Escoto Eriugena — Homilia sobre o Prólogo do Evangelho de S. João — Oh abençoado João
Oh abençoado João, não sem méritos és chamado João. O nome João é hebraico. Traduzido ao grego, este nome significa “a quem é dado”. Pois para quem entre teólogos é dado aquilo que a ti é dado? No caso, a penetração nos mistérios ocultos do bem supremo e o tornar íntimo para a mente e os sentidos humanos o que lá revelou-se e declarou-se a ti. A quem mais, eu demando, foi dada tamanha graça e de tal espécie?
Talvez alguns digam que tal graça foi dada ao chefe dos Apóstolos, quero dizer a Pedro, que, quando o Senhor perguntou-o quem ele pensava ser o Senhor, replicou, “Tu és o Cristo, o Filho do Deus vivo”. Entretanto pode-se dizer sem temor, penso, que Pedro assim respondendo falou mais como figura de fé e ação do que de conhecimento e contemplação.
Por que? Pela razão óbvia que Pedro está sempre presente como modelo de fé e ação, enquanto João representa o tipo de contemplação e conhecimento. Um inclina-se ao peito de Jesus, que é o sacramento de contemplação, enquanto o outro sempre hesita, que é o símbolo da ação impaciente.

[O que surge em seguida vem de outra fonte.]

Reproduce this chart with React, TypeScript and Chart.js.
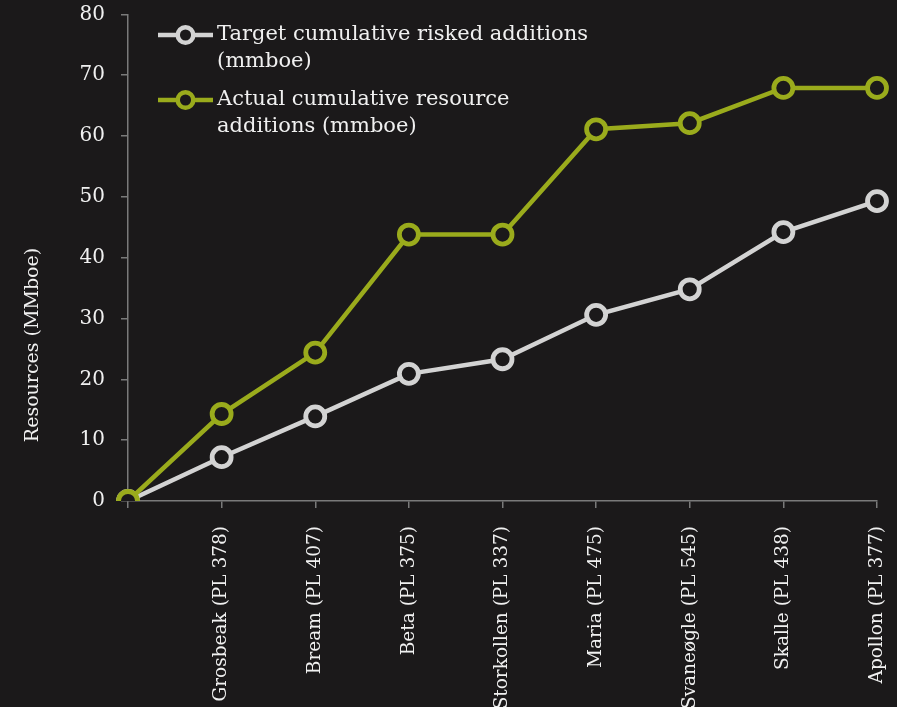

Pois a execução de mandamentos divinos, antes que se tornem habituais, podem abalar o brilho puro da virtude e falsear em seus juízos, obscurecidos pela névoa do pensar atado aos sentidos. A sutileza da mais profunda contemplação, por outro lado, uma vez percebida a feição da verdade, não hesita, nem escapa, nem é jamais obscurecida por qualquer névoa.